Pete, I did Huli Huli Chicken on a beach in Hawaii for 2000, I had a Hibachi grill with two pieces of chicken cooking as the people went through the buffet, I heard one person say, look they cooked all this chicken on that hibachi............Chef BillB.......Huli Huli means to turn over and over again ...................Chef BillyB
........................


----------



## chefguy (Nov 16, 2009)

here is a great video showing how to BBQ pork perfectly:

http://www.bethecook.com/recipes/How-to-Grill-Pork


----------



## carriei (Jun 15, 2010)

IF they like lamb meat, you can try that. That would be something different.


----------



## stevenjoe (Jun 21, 2010)

Hi all,

Thanks for the great tips. I will have to try and remember this next time I am planning a BBQ.

Steven


----------



## philosophos (Jun 22, 2010)

You know, a lot of people miss out on the idea of making their own bbq sauce.

The base is just various ratios of tomato paste and fruit puree (even ketchup and jam) with some kind of sweetener. The choice in fruits makes a big difference on how the bbq sauce turns out. It's hard to mess up, and you can go nuts with the creativity of the seasonings.


----------



## kyheirloomer (Feb 1, 2007)

And sometimes not even the tomato product---ask anyone from eastern North Carolina.


----------



## yummitummi (Aug 9, 2010)

Here is how I impress my friends when I grill out!

I make Korean BBQ beef and chicken.

Korean BBQ beef is "bulgogi" = "bul = fire" "gogi = beef"

I use the same marinade for beef and chicken (for my friends who don't like beef)

You will want to keep either the beef or chicken in the marinade for at least 30 minutes up to overnight. It's more flavorful the longer it marinades but I would not do any longer than overnight.

1 lb - either chicken (boneless skinless breast/thighs cut into 1" cubes) OR beef (flank steak or sliced thin beef sirloin)

**i put chicken cubes or beef cubes on wooden skewers that have been soaked after marinating

1/4 cup soy sauce

2 tbsp sugar

1/2 asian pear ground up in food processor/blender (*optional)

2 tsp ground black pepper powder (or black pepper if you don't have the powder)

2 garlic cloves crushed

2 tsp sesame oil

3 green onions finely cut

add all the ingredients in a big bowl and add meat, cover, marinate.

cook on grill, depending on size of pieces time will vary...

you can cook in a fry pan too! add just a little tbsp of vegetable oil to a hot pan and add meat. drain excessive marinade first or it will splatter.


----------



## ruthmoore (Aug 10, 2010)

may I know what is an asian pear? thanks!
Session data


----------



## petalsandcoco (Aug 25, 2009)

If you have never had one......its wonderful, so juicy and sweet, a twist between a pear and an apple.

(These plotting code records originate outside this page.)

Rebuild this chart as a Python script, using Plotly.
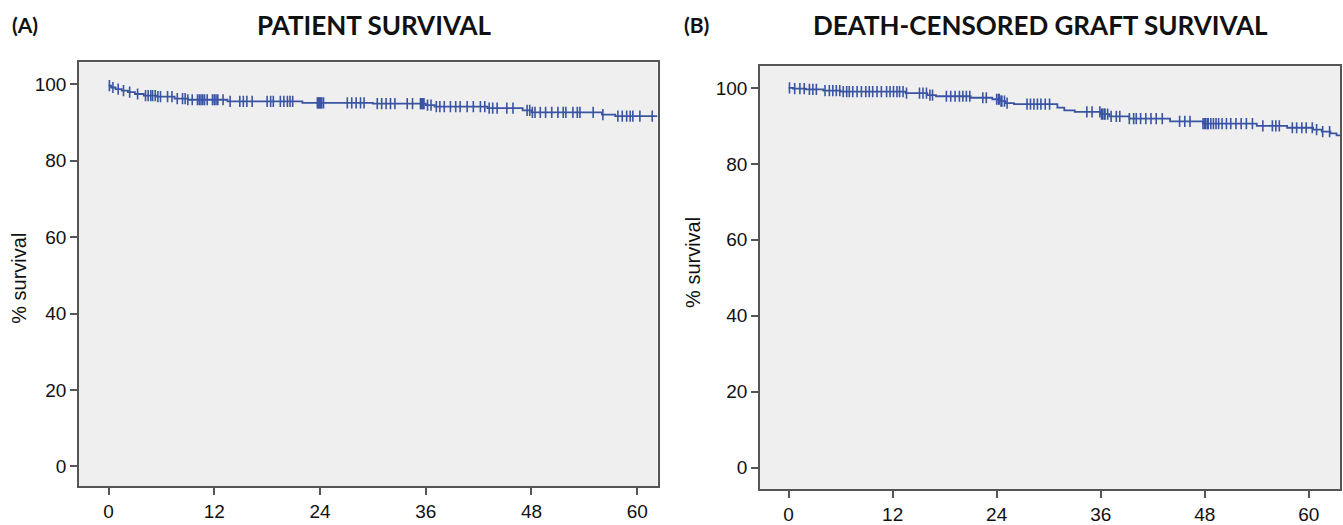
import numpy as np
import plotly.graph_objects as go

# ---------------- data ----------------
# Panel A: patient survival (Kaplan-Meier step function)
a_event_months = [0.0, 0.3, 0.8, 1.5, 2.2, 3.0, 4.0, 5.5, 7.5, 9.0, 13.5, 22.0, 30.0,
                  36.0, 37.0, 43.0, 47.0, 48.0, 56.0, 57.5]
a_survival = [99.6, 99.1, 98.7, 98.3, 97.9, 97.4, 97.0, 96.7, 96.2, 95.9, 95.5, 95.1, 94.9,
              94.5, 94.1, 93.7, 93.1, 92.6, 92.0, 91.6]
a_censored = [0.1, 0.5, 1.1, 1.7, 2.4, 3.3, 4.2, 4.5, 4.8, 5.0, 5.3, 5.6, 5.9, 6.7, 7.2, 7.8,
              8.4, 8.7, 9.0, 9.5, 10.1, 10.3, 10.5, 10.7, 10.9, 11.2, 11.8, 12.0, 12.2, 12.4,
              13.0, 13.8, 14.9, 15.3, 15.7, 16.3, 18.0, 18.4, 18.7, 19.5, 19.9, 20.3, 20.6,
              20.9, 23.7, 23.8, 23.9, 24.0, 24.1, 24.2, 24.4, 27.1, 27.6, 28.1, 28.6, 29.0,
              30.5, 31.0, 31.5, 32.0, 32.5, 33.9, 34.5, 35.4, 35.5, 35.6, 35.7, 35.8, 36.2,
              36.6, 37.2, 37.6, 38.1, 38.8, 39.4, 39.9, 40.7, 41.4, 42.2, 42.7, 43.2, 43.6,
              44.1, 45.2, 45.9, 47.5, 47.8, 48.1, 48.4, 49.0, 49.6, 50.3, 51.0, 51.6, 51.9,
              52.7, 53.2, 53.5, 55.0, 56.1, 57.8, 58.3, 58.8, 59.2, 59.5, 60.3, 61.7]

# Panel B: death-censored graft survival
b_event_months = [0.0, 0.5, 2.0, 4.0, 6.0, 13.5, 16.0, 17.0, 21.0, 23.5, 24.5, 25.0, 26.0,
                  31.0, 31.8, 33.0, 36.0, 37.0, 39.3, 44.0, 47.8, 54.0, 57.5, 60.5, 61.5,
                  62.5, 63.2]
b_survival = [100.0, 99.8, 99.6, 99.3, 99.0, 98.6, 98.1, 97.8, 97.4, 97.0, 96.5, 96.0, 95.7,
              94.8, 94.1, 93.7, 93.1, 92.5, 91.9, 91.2, 90.6, 90.0, 89.5, 89.0, 88.5,
              88.0, 87.5]
b_censored = [0.1, 0.7, 1.3, 1.8, 2.4, 2.8, 3.2, 4.2, 4.7, 5.1, 5.5, 5.9, 6.3, 6.7, 7.0,
              7.4, 7.9, 8.4, 8.9, 9.3, 9.7, 10.2, 10.7, 11.3, 11.7, 12.1, 12.5, 12.8,
              13.2, 13.6, 15.1, 15.5, 15.9, 16.3, 16.6, 18.2, 18.7, 19.2, 19.7, 20.1,
              20.5, 20.9, 22.4, 22.8, 24.0, 24.2, 24.3, 24.5, 24.6, 24.9, 25.2, 27.5, 27.9,
              28.3, 28.7, 29.1, 29.6, 30.1, 34.4, 35.0, 35.9, 36.1, 36.2, 36.4, 36.5, 36.8,
              37.2, 37.8, 38.2, 39.3, 39.8, 40.1, 40.6, 41.2, 41.8, 42.4, 43.1, 45.1, 45.7,
              46.3, 47.8, 48.0, 48.1, 48.3, 48.4, 48.7, 49.0, 49.3, 49.6, 50.0, 50.5, 51.0,
              51.6, 52.2, 52.8, 53.5, 54.7, 55.8, 56.2, 56.6, 58.1, 58.6, 59.2, 59.7, 60.4,
              60.9, 61.6, 62.4]

x_ticks = [0, 12, 24, 36, 48, 60]
y_ticks = [0, 20, 40, 60, 80, 100]

panel_titles = ["PATIENT SURVIVAL", "DEATH-CENSORED GRAFT SURVIVAL"]
panel_letters = ["(A)", "(B)"]
y_title = "% survival"

# ---------------- styling ----------------
W, H = 1343, 525
LINE_COLOR = "#3a54a4"
AX_COLOR = "#555555"
BG = "#efefef"


def step_value(events, surv, t):
    idx = np.searchsorted(np.asarray(events), t, side="right") - 1
    return np.asarray(surv)[np.clip(idx, 0, None)]


def px_x(p):
    return p / W


def px_y(p):
    return 1 - p / H


fig = go.Figure()

panels = [
    dict(ev=a_event_months, sv=a_survival, cz=a_censored, xa="x", ya="y",
         xdom=[px_x(79), px_x(657.5)], ydom=[px_y(492), px_y(63)],
         xr=[-3.35, 62.3], yr=[-5.2, 105.7], end=62.3),
    dict(ev=b_event_months, sv=b_survival, cz=b_censored, xa="x2", ya="y2",
         xdom=[px_x(760), px_x(1340)], ydom=[px_y(495), px_y(67)],
         xr=[-3.3, 63.6], yr=[-5.7, 105.7], end=63.6),
]

for p in panels:
    ev = np.asarray(p["ev"])
    sv = np.asarray(p["sv"])
    xs = np.append(ev, p["end"])
    ys = np.append(sv, sv[-1])
    fig.add_trace(go.Scatter(x=xs, y=ys, mode="lines", line=dict(color=LINE_COLOR, width=1.8, shape="hv"),
                             xaxis=p["xa"], yaxis=p["ya"], showlegend=False, hoverinfo="skip"))
    cz = np.asarray(p["cz"])
    fig.add_trace(go.Scatter(x=cz, y=step_value(ev, sv, cz), mode="markers",
                             marker=dict(symbol="line-ns", size=8, line=dict(color=LINE_COLOR, width=1.6)),
                             xaxis=p["xa"], yaxis=p["ya"], showlegend=False, hoverinfo="skip"))

axis_common = dict(showgrid=False, zeroline=False, showline=True, linecolor=AX_COLOR, linewidth=1.6,
                   mirror=True, ticks="outside", ticklen=7, tickwidth=1.5, tickcolor=AX_COLOR,
                   tickfont=dict(family="Liberation Sans, Arial", size=19, color="#111111"))

layout = dict(width=W, height=H, margin=dict(l=0, r=0, t=0, b=0),
              paper_bgcolor="white", plot_bgcolor=BG, showlegend=False)
for i, p in enumerate(panels):
    sfx = "" if i == 0 else "2"
    layout["xaxis" + sfx] = dict(axis_common, domain=p["xdom"], range=p["xr"], tickvals=x_ticks,
                                 anchor="y" + sfx)
    layout["yaxis" + sfx] = dict(axis_common, domain=p["ydom"], range=p["yr"], tickvals=y_ticks,
                                 anchor="x" + sfx)
fig.update_layout(**layout)

# titles, letters and y-axis titles
title_pos = [(374, 25), (1040, 25)]
letter_pos = [(25, 25), (696, 25)]
ytitle_pos = [(19, 282), (693, 266)]
for i in range(2):
    fig.add_annotation(x=px_x(title_pos[i][0]), y=px_y(title_pos[i][1]), xref="paper", yref="paper",
                       text="<b>" + panel_titles[i] + "</b>", showarrow=False,
                       font=dict(family="Lato", size=26, color="#111111"), xanchor="center", yanchor="middle")
    fig.add_annotation(x=px_x(letter_pos[i][0]), y=px_y(letter_pos[i][1]), xref="paper", yref="paper",
                       text="<b>" + panel_letters[i] + "</b>", showarrow=False,
                       font=dict(family="Lato", size=21, color="#111111"), xanchor="center", yanchor="middle")
    fig.add_annotation(x=px_x(ytitle_pos[i][0]), y=px_y(ytitle_pos[i][1]), xref="paper", yref="paper",
                       text=y_title, showarrow=False, textangle=-90,
                       font=dict(family="Liberation Sans, Arial", size=20, color="#111111"),
                       xanchor="center", yanchor="middle")

fig.write_html("out.html", config={"displayModeBar": False},
               post_script="document.body.style.margin='0';document.body.style.overflow='hidden';")
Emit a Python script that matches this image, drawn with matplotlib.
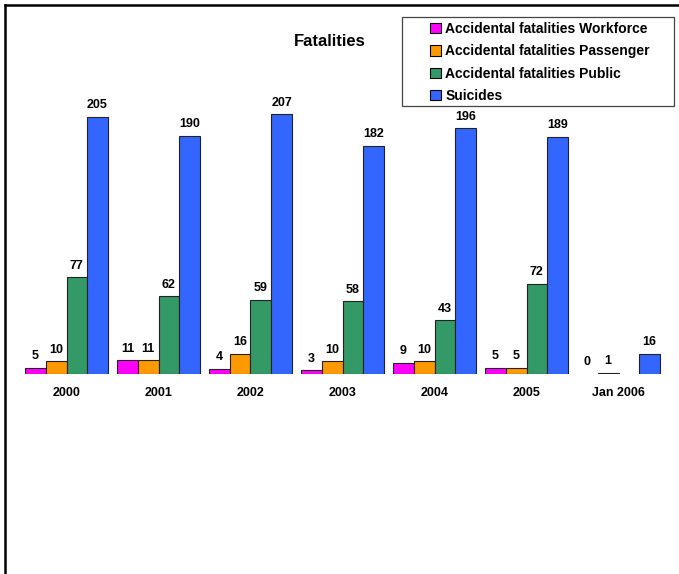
import numpy as np
import matplotlib
matplotlib.use("Agg")
import matplotlib.pyplot as plt
from matplotlib.lines import Line2D
from matplotlib.patches import Rectangle

plt.rcParams["font.family"] = ["Liberation Sans", "DejaVu Sans"]

years = ["2000", "2001", "2002", "2003", "2004", "2005", "Jan 2006"]
workforce = [5, 11, 4, 3, 9, 5, 0]
passenger = [10, 11, 16, 10, 10, 5, 1]
public = [77, 62, 59, 58, 43, 72, None]
suicides = [205, 190, 207, 182, 196, 189, 16]

series = [
    ("Accidental fatalities Workforce", workforce, "#FF00FF"),
    ("Accidental fatalities Passenger", passenger, "#FF9900"),
    ("Accidental fatalities Public", public, "#339966"),
    ("Suicides", suicides, "#3366FF"),
]

W, H = 679, 574
fig = plt.figure(figsize=(W / 100, H / 100), dpi=100)

# axes placed in pixel terms: baseline at y=374, x centres 66.5 + 92*i
ax_left = 20.5 / W
ax_right = 664.5 / W
ax_bottom = (H - 374) / H
ymax = 250
ax_height = ymax * 1.254 / H
ax = fig.add_axes([ax_left, ax_bottom, ax_right - ax_left, ax_height])

x = np.arange(len(years))
bw = 0.225
handles = []
for k, (name, vals, col) in enumerate(series):
    off = (k - 1.5) * bw
    for i, v in enumerate(vals):
        if v is None:
            continue
        lw = 0.8 if v > 0 else 0
        ax.bar(x[i] + off, v, bw, color=col, edgecolor="#222222", linewidth=lw)
        ax.annotate(str(v), (x[i] + off, v), xytext=(0, 4), textcoords="offset points",
                    ha="center", va="bottom", fontsize=9, fontweight="bold")
    handles.append(Rectangle((0, 0), 1, 1, facecolor=col, edgecolor="black", linewidth=0.8))

ax.set_xlim(-0.5, len(years) - 0.5)
ax.set_ylim(0, ymax)
ax.set_xticks(x)
ax.set_xticklabels(years, fontsize=9, fontweight="bold")
ax.tick_params(axis="x", length=0, pad=9)
ax.set_yticks([])
for s in ax.spines.values():
    s.set_visible(False)
ax.patch.set_alpha(0)

fig.text(330 / W, 1 - 42 / H, "Fatalities", ha="center", va="center",
         fontsize=12, fontweight="bold")

# legend without its own frame; frame drawn separately to get the wide padding
leg = fig.legend(handles, [s[0] for s in series], loc="upper left",
                 bbox_to_anchor=(430 / W, 1 - 22 / H), frameon=False,
                 prop={"weight": "bold", "size": 10}, handlelength=0.8,
                 handleheight=0.8, handletextpad=0.3, borderpad=0.0,
                 labelspacing=0.6, borderaxespad=0)
fig.add_artist(Rectangle((402 / W, 1 - 106 / H), 272 / W, 89 / H, fill=False,
                         edgecolor="#444444", linewidth=0.9, transform=fig.transFigure))

# outer frame: top and left lines only
fig.add_artist(Line2D([5 / W, 1], [1 - 5 / H, 1 - 5 / H], color="black", linewidth=1.8,
                      transform=fig.transFigure))
fig.add_artist(Line2D([5 / W, 5 / W], [0, 1 - 5 / H], color="black", linewidth=1.8,
                      transform=fig.transFigure))

fig.savefig("out.png", dpi=100)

http://en.wikipedia.org/wiki/Pyrus_pyrifolia


----------



## yummitummi (Aug 9, 2010)

Asian Pears are DELICIOUS!

They have a light golden color. You want to peel the outside as it can be bitter, but the skin is very thin. You want a good sized one. I have seen them showing up in supermarkets but those tend to be very bitter. A good sized one will be slightly, larger than a big apple, stay away from very dark colored skin ones. They are round like and apple, rather than the typical bosc-type pears.

They will be firm to touch.

Eating a perfectly ripened asian pear is heaven! They are juicy, crisp, sweet, and have a slight honey, apple-pear taste.

Try one!

My mom use to always slice one up after a big meal as a light dessert.


----------



## kvonnj (Aug 3, 2010)

Are we talking "barbecue," or just a cookout?

BBQ without ribs simply isn't really a BBQ. And if you have ribs, you simply MUST have cole slaw. (We aren't barbarians, after all.)

I'd be thrilled to help in this arena if I can.


----------



## the-boy-nurse (Aug 9, 2010)

I would grill the garlic bread, either slice a pre-made loaf in half, butter and garlic as usual and place face down on the grill. Or Better yet, cook the bread right on the grill. Make a normal bread or pizza dough, stretch out in olive oil pizza style, and throw it directly on the grate. Stay close because this will cook and burn fast, especially if you're using charcoal. While the first side is cooking brush topside w/ olive oil, sprinkle w/ garlic powder, and any other seasonings you like. Flip the dough, I find a cookie sheet works best. Brush once more w/ olive oil and cover w. minced garlic. I also like to add toasted sesame seeds.  I like to serve this w/ a fresh tomato and basil bruschetta.

Total cook time over hot charcoal about 2 min a side, but lift to a corner to check if you suspect it's starting to burn. A little char is OK, a lot of char, not so much.  I rarely use a gas grill but find the bread takes a little longer to cook over a gas flame, but that also gives you a little more leeway.


----------



## kvonnj (Aug 3, 2010)

If you're still looking for ideas, kabobs are always a hit, and they're real cheap and easy.


----------



## kyheirloomer (Feb 1, 2007)

Spam alert!


----------



## boar_d_laze (Feb 13, 2008)

There's a traditional California style barbecue which sort of came out of the central coastal valleys.  A lot of people call it "Santa Maria" style.  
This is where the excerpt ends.